_Written task_
Leave out every picture, then transcribe the rest of the listing exactly.

_Data_
>>>

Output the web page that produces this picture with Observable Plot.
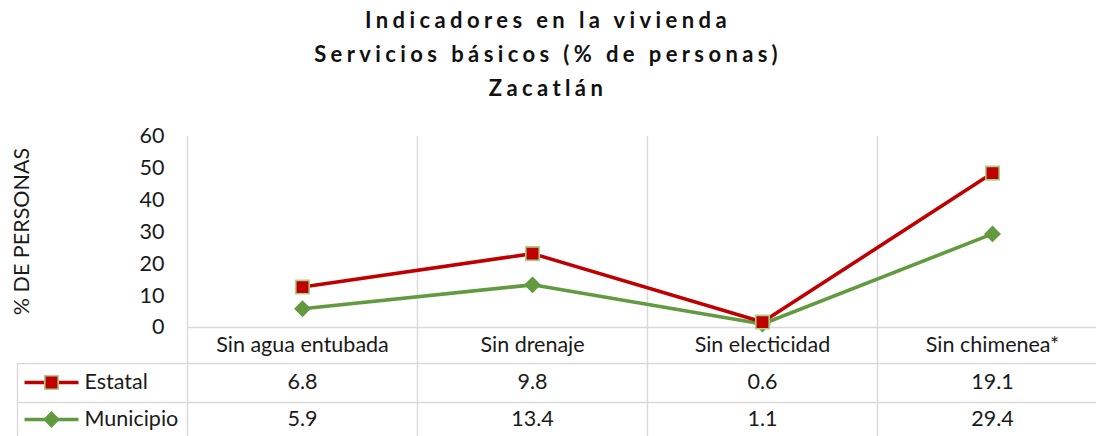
<!DOCTYPE html>
<html><head><meta charset="utf-8">
<script src="https://cdn.jsdelivr.net/npm/d3@7"></script>
<script src="https://cdn.jsdelivr.net/npm/@observablehq/plot@0.6"></script>
<style>
body{margin:0;background:#fff;}
#wrap{position:relative;width:1096px;height:436px;overflow:hidden;font-family:Lato,sans-serif;}
#title{position:absolute;top:3px;left:0;width:1096px;text-align:center;font-weight:bold;font-size:22px;letter-spacing:4.4px;line-height:34px;color:#111;}
#chart{position:absolute;top:0;left:0;}
</style></head><body>
<div id="wrap"><div id="chart"></div>
<div id="title">Indicadores en la vivienda<br>Servicios básicos (% de personas)<br>Zacatlán</div></div>
<script>
const categorias = ["Sin agua entubada", "Sin drenaje", "Sin electicidad", "Sin chimenea*"];
const estatal = [6.8, 9.8, 0.6, 19.1];
const municipio = [5.9, 13.4, 1.1, 29.4];
const series = ["Estatal", "Municipio"];
const yTicks = [0, 10, 20, 30, 40, 50, 60];
const yLabel = "% DE PERSONAS";

const colores = ["#C00000", "#629B3F"];
const grid = "#d9d9d9";

// Municipio first => stacked at the bottom; Estatal on top
const rows = [
  ...municipio.map((v, i) => ({cat: categorias[i], serie: "Municipio", value: v})),
  ...estatal.map((v, i) => ({cat: categorias[i], serie: "Estatal", value: v}))
];
const estRows = rows.filter(d => d.serie === "Estatal");
const munRows = rows.filter(d => d.serie === "Municipio");

const hline = {draw(ctx) { ctx.moveTo(-27, 0); ctx.lineTo(27, 0); }};
const fs = 21.5;

const chart = Plot.plot({
  width: 1096, height: 436,
  marginTop: 136, marginBottom: 0, marginLeft: 17, marginRight: 0,
  x: {type: "point", domain: categorias, range: [187, 1107], padding: 0.5, axis: null},
  y: {domain: [0, 60], range: [327, 136], label: null},
  color: {domain: series, range: colores},
  symbol: {domain: series, range: ["square", "diamond2"]},
  opacity: {type: "identity"},
  style: {fontFamily: "Lato, sans-serif", fontSize: fs + "px", color: "#1a1a1a", background: "transparent"},
  marks: [
    // grid / table lines
    Plot.ruleX(categorias, {x: d => d, dx: -115, stroke: grid, strokeWidth: 1.4}),
    Plot.ruleY([0], {insetLeft: 170, stroke: grid, strokeWidth: 1.4}),
    Plot.ruleY([0], {dy: 36, stroke: grid, strokeWidth: 1.4}),
    Plot.ruleY([0], {dy: 75, stroke: grid, strokeWidth: 1.4}),
    Plot.ruleX([categorias[0]], {x: d => d, dx: -285, insetTop: 227, stroke: grid, strokeWidth: 1.4}),
    // y axis
    Plot.axisY(yTicks, {anchor: "left", tickSize: 0, tickPadding: 23, dx: 170, fontSize: fs, label: null}),
    Plot.text([yLabel], {frameAnchor: "left", dx: 5, dy: -55, rotate: -90, textAnchor: "middle", fontSize: fs}),
    // stacked lines
    Plot.lineY(rows, Plot.stackY2({x: "cat", y: "value", z: "serie", stroke: "serie", strokeWidth: 3.6})),
    Plot.dot(rows, Plot.stackY2({x: "cat", y: "value", z: "serie", fill: "serie", symbol: "serie", r: 7.6,
      stroke: "#A9D18E", strokeWidth: 1.6, strokeOpacity: d => d.serie === "Estatal" ? 1 : 0})),
    // data table
    Plot.text(categorias, {x: d => d, frameAnchor: "bottom", dy: -91, lineAnchor: "middle", fontSize: fs}),
    Plot.text(estRows, {x: "cat", text: d => d.value.toFixed(1), frameAnchor: "bottom", dy: -54, lineAnchor: "middle", fontSize: fs}),
    Plot.text(munRows, {x: "cat", text: d => d.value.toFixed(1), frameAnchor: "bottom", dy: -17, lineAnchor: "middle", fontSize: fs}),
    // legend keys
    Plot.dot([series[0]], {frameAnchor: "bottom-left", dx: 34, dy: -54, symbol: hline, fill: "none", stroke: colores[0], strokeWidth: 3.6}),
    Plot.dot([series[0]], {frameAnchor: "bottom-left", dx: 34, dy: -54, symbol: "square", r: 7.6, fill: colores[0], stroke: "#A9D18E", strokeWidth: 1.6}),
    Plot.text([series[0]], {frameAnchor: "bottom-left", dx: 67, dy: -54, textAnchor: "start", lineAnchor: "middle", fontSize: fs}),
    Plot.dot([series[1]], {frameAnchor: "bottom-left", dx: 34, dy: -17, symbol: hline, fill: "none", stroke: colores[1], strokeWidth: 3.6}),
    Plot.dot([series[1]], {frameAnchor: "bottom-left", dx: 34, dy: -17, symbol: "diamond2", r: 7.6, fill: colores[1]}),
    Plot.text([series[1]], {frameAnchor: "bottom-left", dx: 67, dy: -17, textAnchor: "start", lineAnchor: "middle", fontSize: fs})
  ]
});
document.getElementById("chart").appendChild(chart);
</script>
</body></html>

<<<

_Result below_
Output the web page that produces this picture with Observable Plot.
<!DOCTYPE html>
<html><head><meta charset="utf-8">
<script src="https://cdn.jsdelivr.net/npm/d3@7"></script>
<script src="https://cdn.jsdelivr.net/npm/@observablehq/plot@0.6"></script>
<style>
body{margin:0;background:#fff;}
#wrap{position:relative;width:1096px;height:436px;overflow:hidden;font-family:Lato,sans-serif;}
#title{position:absolute;top:3px;left:0;width:1096px;text-align:center;font-weight:bold;font-size:22px;letter-spacing:4.4px;line-height:34px;color:#111;}
#chart{position:absolute;top:0;left:0;}
</style></head><body>
<div id="wrap"><div id="chart"></div>
<div id="title">Indicadores en la vivienda<br>Servicios básicos (% de personas)<br>Zacatlán</div></div>
<script>
const categorias = ["Sin agua entubada", "Sin drenaje", "Sin electicidad", "Sin chimenea*"];
const estatal = [6.8, 9.8, 0.6, 19.1];
const municipio = [5.9, 13.4, 1.1, 29.4];
const series = ["Estatal", "Municipio"];
const yTicks = [0, 10, 20, 30, 40, 50, 60];
const yLabel = "% DE PERSONAS";

const colores = ["#C00000", "#629B3F"];
const grid = "#d9d9d9";

// Municipio first => stacked at the bottom; Estatal on top
const rows = [
  ...municipio.map((v, i) => ({cat: categorias[i], serie: "Municipio", value: v})),
  ...estatal.map((v, i) => ({cat: categorias[i], serie: "Estatal", value: v}))
];
const estRows = rows.filter(d => d.serie === "Estatal");
const munRows = rows.filter(d => d.serie === "Municipio");

const hline = {draw(ctx) { ctx.moveTo(-27, 0); ctx.lineTo(27, 0); }};
const fs = 21.5;

const chart = Plot.plot({
  width: 1096, height: 436,
  marginTop: 136, marginBottom: 0, marginLeft: 17, marginRight: 0,
  x: {type: "point", domain: categorias, range: [187, 1107], padding: 0.5, axis: null},
  y: {domain: [0, 60], range: [327, 136], label: null},
  color: {domain: series, range: colores},
  symbol: {domain: series, range: ["square", "diamond2"]},
  opacity: {type: "identity"},
  style: {fontFamily: "Lato, sans-serif", fontSize: fs + "px", color: "#1a1a1a", background: "transparent"},
  marks: [
    // grid / table lines
    Plot.ruleX(categorias, {x: d => d, dx: -115, stroke: grid, strokeWidth: 1.4}),
    Plot.ruleY([0], {insetLeft: 170, stroke: grid, strokeWidth: 1.4}),
    Plot.ruleY([0], {dy: 36, stroke: grid, strokeWidth: 1.4}),
    Plot.ruleY([0], {dy: 75, stroke: grid, strokeWidth: 1.4}),
    Plot.ruleX([categorias[0]], {x: d => d, dx: -285, insetTop: 227, stroke: grid, strokeWidth: 1.4}),
    // y axis
    Plot.axisY(yTicks, {anchor: "left", tickSize: 0, tickPadding: 23, dx: 170, fontSize: fs, label: null}),
    Plot.text([yLabel], {frameAnchor: "left", dx: 5, dy: -55, rotate: -90, textAnchor: "middle", fontSize: fs}),
    // stacked lines
    Plot.lineY(rows, Plot.stackY2({x: "cat", y: "value", z: "serie", stroke: "serie", strokeWidth: 3.6})),
    Plot.dot(rows, Plot.stackY2({x: "cat", y: "value", z: "serie", fill: "serie", symbol: "serie", r: 7.6,
      stroke: "#A9D18E", strokeWidth: 1.6, strokeOpacity: d => d.serie === "Estatal" ? 1 : 0})),
    // data table
    Plot.text(categorias, {x: d => d, frameAnchor: "bottom", dy: -91, lineAnchor: "middle", fontSize: fs}),
    Plot.text(estRows, {x: "cat", text: d => d.value.toFixed(1), frameAnchor: "bottom", dy: -54, lineAnchor: "middle", fontSize: fs}),
    Plot.text(munRows, {x: "cat", text: d => d.value.toFixed(1), frameAnchor: "bottom", dy: -17, lineAnchor: "middle", fontSize: fs}),
    // legend keys
    Plot.dot([series[0]], {frameAnchor: "bottom-left", dx: 34, dy: -54, symbol: hline, fill: "none", stroke: colores[0], strokeWidth: 3.6}),
    Plot.dot([series[0]], {frameAnchor: "bottom-left", dx: 34, dy: -54, symbol: "square", r: 7.6, fill: colores[0], stroke: "#A9D18E", strokeWidth: 1.6}),
    Plot.text([series[0]], {frameAnchor: "bottom-left", dx: 67, dy: -54, textAnchor: "start", lineAnchor: "middle", fontSize: fs}),
    Plot.dot([series[1]], {frameAnchor: "bottom-left", dx: 34, dy: -17, symbol: hline, fill: "none", stroke: colores[1], strokeWidth: 3.6}),
    Plot.dot([series[1]], {frameAnchor: "bottom-left", dx: 34, dy: -17, symbol: "diamond2", r: 7.6, fill: colores[1]}),
    Plot.text([series[1]], {frameAnchor: "bottom-left", dx: 67, dy: -17, textAnchor: "start", lineAnchor: "middle", fontSize: fs})
  ]
});
document.getElementById("chart").appendChild(chart);
</script>
</body></html>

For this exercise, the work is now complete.